MASTERCLASS

Session 1: The Thoughtography of Ted Serios

The "Ted Serios. Series" volume, published in 2016, focuses on a specific field of paranormal photography, so-called "thoughtography". Created using a forgery-proof Polaroid process, the unsettling Polaroid photos that resulted from this were unpublished up to then. The supposed ability of the dubious bellhop Ted Serios to project images by means of psychic energy onto instant Polaroid photos has continued to amaze both researchers and critics up to the present day. Under the watchful eyes of honorable scientists in extensive experiments, several series of "psychic photographs" were created that rekindled the historic discourse on spirit photography in the 1960s.

Session 2: Photographic Surrealism in the "Subversion d'image" Film Anthology

The presentation of three films from the ten-part "Subversion d'image" film anthology provides an exemplary illustration of the photographic relationship with surrealistic photography, as indeed the various shifts and displacements found in narratives and perceptions. Doing so, seeing is subject to the same parametric traces that reveal themselves as being meaningful, yet can also be inscribed as a geometry of the imaginary. With the films, in each case it is clarified differently that there is something to see which paradoxically does not seem to be visible. In this exact moment when the irritation flashes up as a "punctum", merely a hint of the virtual occurs in its surreal efficacy.
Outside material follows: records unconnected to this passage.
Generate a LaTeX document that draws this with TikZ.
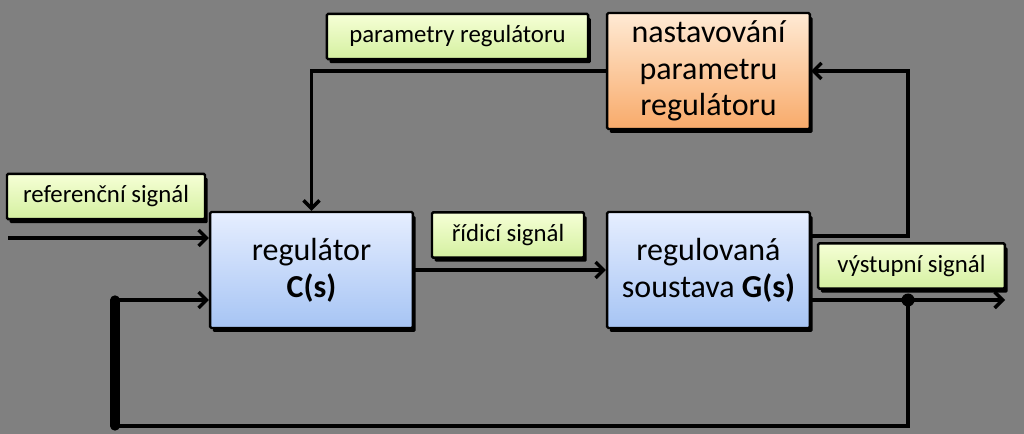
\documentclass[tikz,border=0pt]{standalone}
\usepackage{fontspec}
\setmainfont{Carlito}
\usetikzlibrary{arrows.meta,shadows}

\definecolor{bg}{RGB}{128,128,128}
\definecolor{lblTop}{RGB}{246,255,214}
\definecolor{lblBot}{RGB}{212,240,160}
\definecolor{blkTop}{RGB}{230,238,255}
\definecolor{blkBot}{RGB}{166,196,244}
\definecolor{orgTop}{RGB}{255,234,212}
\definecolor{orgBot}{RGB}{248,170,106}

\tikzset{
  box/.style={draw=black, line width=1.8pt, rounded corners=1pt, inner sep=0pt,
    drop shadow={shadow xshift=2pt, shadow yshift=-3pt, fill=black, opacity=1}},
  lbl/.style={box, top color=lblTop, bottom color=lblBot,
    font=\fontsize{18.6}{21}\selectfont, minimum height=34pt},
  blk/.style={box, align=center, minimum width=152pt, minimum height=87pt,
    font=\fontsize{24}{27.5}\selectfont},
  wire/.style={line width=2.6pt},
  sig/.style={wire, -{Straight Barb[length=6pt,width=12pt]}}
}

\begin{document}
\begin{tikzpicture}[x=0.75pt, y=-0.75pt]
\useasboundingbox (0,0) rectangle (1024,434);
\fill[bg] (0,0) rectangle (1024,434);

% blocks
\node[blk, top color=blkTop, bottom color=blkBot] (reg) at (311.5,270) {regulátor\\\textbf{C(s)}};
\node[blk, top color=blkTop, bottom color=blkBot] (plant) at (708.5,270) {regulovaná\\soustava \textbf{G(s)}};
\node[blk, top color=orgTop, bottom color=orgBot] (tune) at (708.5,71) {nastavování\\parametru\\regulátoru};

% signal labels
\node[lbl, minimum width=148.5pt] (refLbl) at (106,196.5) {referenční signál};
\node[lbl, minimum width=196pt] (parLbl) at (457.5,36.5) {parametry regulátoru};
\node[lbl, minimum width=114pt] (ctlLbl) at (508,235) {řídicí signál};
\node[lbl, minimum width=140pt] (outLbl) at (911.5,266) {výstupní signál};

% helper points
\coordinate (in) at (8,238);
\coordinate (out) at (1005,300);
\coordinate (tap) at (908,300);
\coordinate (up) at (908,236);
\coordinate (fbL) at (115,300);
\coordinate (fbB) at (115,426);

% connectors
\draw[sig] (in) -- (in -| reg.west);
\draw[sig] (reg.east) -- (plant.west);
\draw[sig] (out -| plant.east) -- (out);
\draw[sig] (tune.west) -| (reg.north);
\draw[sig] (up -| plant.east) -- (up) |- (tune.east);
\draw[sig] (tap) |- (fbB) -- (fbL) -- (fbL -| reg.west);
\draw[line width=7pt, line cap=round] (fbL) -- (fbB);
\fill (tap) circle (6.5);
\end{tikzpicture}
\end{document}
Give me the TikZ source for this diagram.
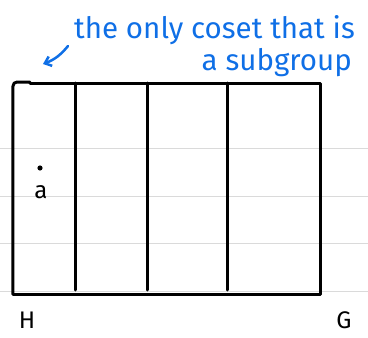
\documentclass[tikz,border=0pt]{standalone}
\usepackage{fontspec}
\setmainfont{Fira Sans}
\usepackage{tikz}
\usetikzlibrary{arrows.meta,positioning}
\definecolor{inkblue}{HTML}{0F6FE6}
\definecolor{ruleGray}{HTML}{DADADA}

\begin{document}
\begin{tikzpicture}[x=1pt,y=-1pt,>={Straight Barb[length=6pt,width=10pt]},
  ink/.style={line width=3pt,line cap=round,line join=round},
  note/.style={text=inkblue,font=\fontsize{29.5}{31}\selectfont,inner sep=0pt},
  lbl/.style={font=\fontsize{24}{26}\selectfont,inner sep=0pt}]
\useasboundingbox (0,0) rectangle (368,338);
% ruled paper
\foreach \y in {148,196,243,291,338}
  \draw[ruleGray,line width=1pt] (0,\y) -- (368,\y);
% the group G cut into cosets
\draw[ink,rounded corners=4pt] (30,82) -- (13,82) -- (13,294);
\draw[ink] (13,294) -- (321,294) -- (321,83) -- (30,83);
\foreach \x in {76,148,228}
  \draw[ink] (\x,83) -- (\x,290);
\coordinate (corner) at (43,64);
\coordinate (tail) at (68,46);
% point a in H
\fill (40,168) circle (2.6pt);
\node[lbl] (a) at (41,192) {a};
\node[lbl] (H) at (27,320) {H};
\node[lbl] (G) at (344,320) {G};
% comment
\node[note,anchor=base east] (note1) at (355,38) {the only coset that is};
\node[note,anchor=base east] (note2) at (352,70) {a subgroup};
\draw[->,inkblue,line width=2.5pt,line cap=round] (tail) to[bend left=15] (corner);
\end{tikzpicture}
\end{document}
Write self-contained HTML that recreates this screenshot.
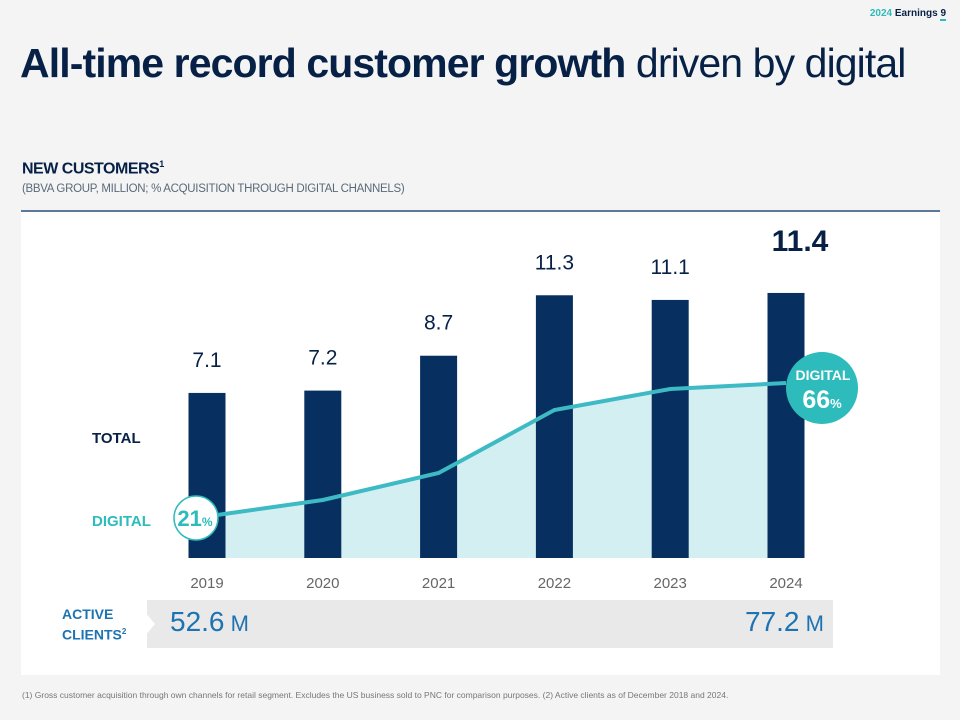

The Thoughtography of Ted Serios

D

Credits

Editor ans Author: Romeo Grünfelder

Subversion d’image IV: sorcière japonaise

16mm, 4.38 min, D 2016

Synopsis

Projection | The camera follows several men forcing their way through the undergrowth in a night-time forest. They draw the viewer into their pursuit yet keep them in the dark about the men's intentions and motivation – until the image opens up in the end to reveal the view of the screen as a projection surface in a double sense. On the one hand as a metaphor for the unattainability of the object of desire and, on the other hand, as a surface onto which the film can be screened in the first place. Between these two poles, the camera enkindles a pulling effect, in which the desire finds no fulfillment, and is instead cast back upon itself. The film refers to "The Park" photo series from the Japanese photographer, in which the viewer becomes a voyeuristic accomplice in the night-time observations.

Credits

Director: Romeo Grünfelder

Subversion d’image III: naissance d'un objet

16mm, 4.10 min, D 2008

Synopsis

Perspective | The film is based on a photograph by the Belgian surrealist Paul Nougé from1929: A group of young people are sitting around a table and playing dice. They interrupt their game when they suddenly discover an object invisible to the viewer in the middle of the room. The film makes visible the transition from pure replication to the construction of reality. The apparently empty center, around which the protagonists and indeed the whole film are circling, presents itself over the course of the film as the center point of the film image. With the perspective being reflected therein as a condition of seeing in that it becomes visible as an empty, blank space.

Credits

Director: Romeo Grünfelder

Subversion d’image II: le bras polaroid

16mm, 4.10 min, D 2008

Synopsis

Time | "Le bras polaroid" can be traced back to a photograph by Paul Nougés: "Le bras révélateur" as the piece from 1929 was named. It consists of an arm with an outstretched forefinger, jutting out from a door gap. Also in "Le bras polaroid", an arm appears in the image. In this case, however, its hand is wagging an exposed Polaroid photo back and forth to speed up the chemical development process. After some time, the movement of the hand freezes: The developed Polaroid shows the motif of the film image that was not yet seen at all at the beginning. The prediction of this occurrence becomes visible – even before the occurrence itself does. Like on a Moebius strip, the levels of reality shift seamlessly between identity and otherness, the former and the latter. Which image was first?

Credits

Director: Romeo Grünfelder

CV

Romeo Grünfelder (Hamburg) is a filmmaker and artist. In his works, paranormal photographs of seemingly supernatural phenomena are contrasted with everyday experiences, through which a supposed causality between discontiguous elements is evoked. His works have been shown and garnered awards at exhibitions, as well as at international film and media festivals.